The web browser based delivery channel of the Country Portal features a highly user-friendly, dynamic interface, providing the end-user with the capability to design their own interactive user experience based on their particular needs and preferences. Most of the Web 2.0 capabilities available in Lanka Gate will be delivered through the web browser based delivery channel.
It features a unique approach in contrast to the traditional notions of portals and integrated applications, by intentionally supporting even informal Web 2.0 concepts such as RSS, folksonomies, recommendation, sharing, ‘pay-per-click’ and social networking, in addition to supporting somewhat formal Web 2.0 and SOA concepts such as usability, participation, collaboration, decentralization, standardization, convergence and remixability.
The Country Portal features multiple service delivery channels to accommodate various end user realities. Country portal enables government and private sector organizations to offer some useful services to citizens as eServices with a minimum effort. These eServices can be easily added to Country portal as service portlets. For example services such as online exam certificates issuance, EPF / ETF services, driving license verification services, election commission information services, immigration department services and motor traffic department services.
Common services
The Common eServices categorization identifies a set of projects that provide a set of common services required by most of the portlets and eServices. These common eServices would be provided by projects such as the credit card payment gateway project and the mobile payment gateway project.
- Online Payment Services
- Mobile Payment Services
- SMS Services
eServices
The eServices enable access to the services provided by back end systems. For example, a single re-engineering government project would provide several eServices, whilst consuming several eServices from other re-engineering government projects as well as common eServices provided by infrastructural projects within Lanka Gate.
The eServices portlets will compliant with open standards and open protocols such as SOAP 1.2 or REST and the WS-* based LIX protocols (details of which will be published in the future).

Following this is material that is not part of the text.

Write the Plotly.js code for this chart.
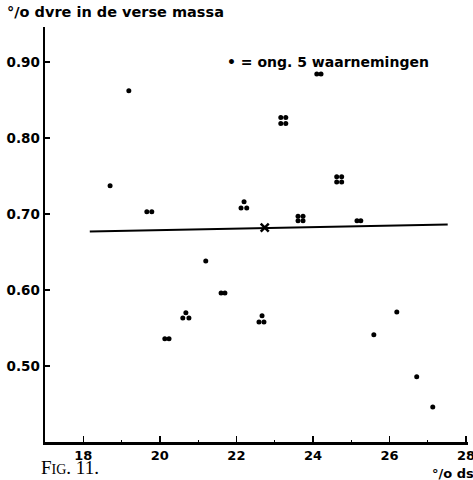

The open specification of each eService interface will be a requirement for incorporation into the general Lanka Gate initiative. Other requirements that eService providers should adhere to, will be dependent on the overall Governance Model of the Lanka Gate initiative, and these details will be published in the future.
All the portlets will comply with the leading open standard related to portlets, which is the JSR-168 portlet specification. The Country Portal will host the portlets and provide necessary services as defined in JSR-168 specification including a unified user friendly interface and searching capability to locate available portlets.
Virtual business transformation
eServices will be targeted, initially for government organizations with considerable software and hardware readiness. The identified organizations will work with ICTA to virtualize their business process and optimizing the information and service flow between citizen and organization. A business process mapping language will be used to generalize and to enhance the maintainability of the systems, where it allows future business process changes and enhancements. Thus the provision of eServices would add services to the services stack provided by a specific department as well as it will help to re-engineer their business process too.